Please add anything you would advice people to do.
1) First drafts should be messy and sloppy. Don't get hung up on word choice and grammar when you're just trying to get your ideas out. Separate out "content and idea generation" (first draft) from "content editing" later drafts. Note though that some readers don't agree with me on this. Some bosses and advisors will want everything they read to be cleanly edited, spell checked, grammar checked, etc. If you're not sure what to do, ask, and explain the state of your draft when you share it, since people have very different ideas of what a draft should be.
2) You can start with a stream of consciousness, or your can start with an outline. I tend to mix and match depending on how I'm thinking at the time and on the topic.

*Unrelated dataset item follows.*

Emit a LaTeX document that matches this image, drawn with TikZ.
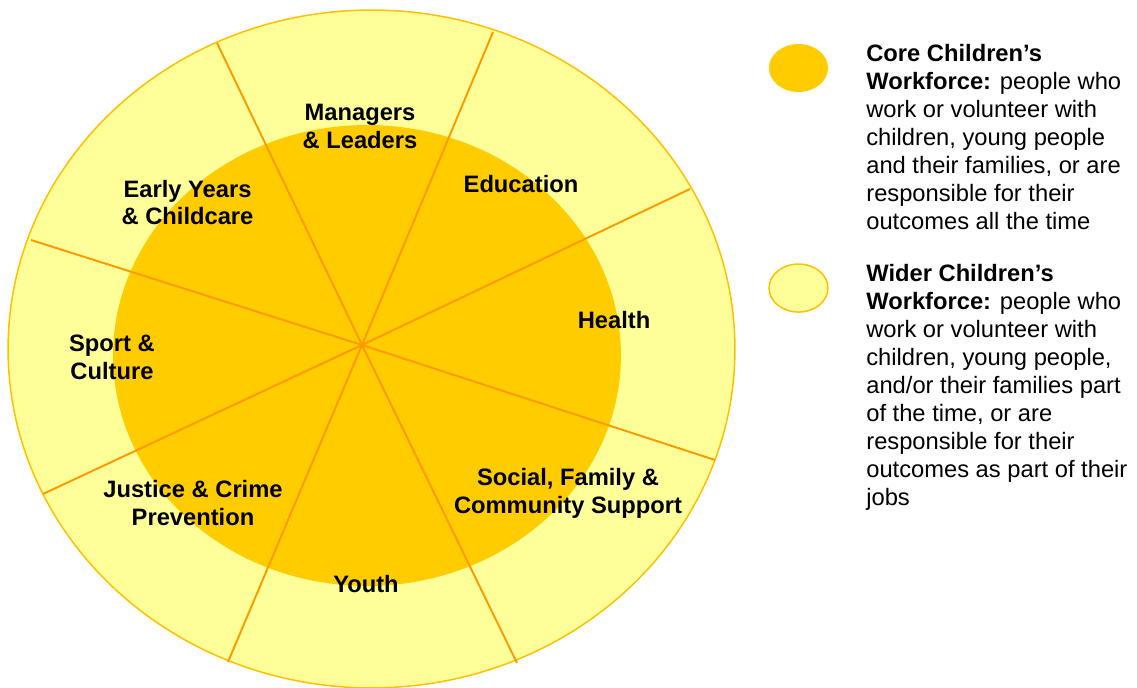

3) Put next actions and to do items in the mansuscript itself, then they'll never be separated from it.
4) Change your Word normal template to include file name, page number and any other info you'd want to have handy in a print version in the header. Also change Word defaults for the font, spacing, and margins you prefer (or need most often) so you don't have to do that in every document.
5) Don't confuse writng with formatting. If underlinnig, bolding, and sections help you organize your thought, great! But don't get sucked into time-wasting format tweaking. You'll likely have format imposed on you by a boss, a publisher or journal, or some other entity. This is one piece of advive from Latex advocates that I really like. Notice that this also means you don't need Word to write a draft document. You can use any text editor, so putting off writing "Because I don't have Word on my computer" is no excuse.
6) On that point, any tool that helps you write should be used. Take notes by hand on paper if that helps. Draw diagrams and figures. If you're doing that in Word, though, don't get sucked into spending time perfectly formatting the figures until your final editing.
7) They say "A picture is worth 1,000 words," but so is a table. For summarizing research, comparing ideas or theories, or anything that has a handfull of dimensions that are being systematically compared, a table is VERY helpful tool.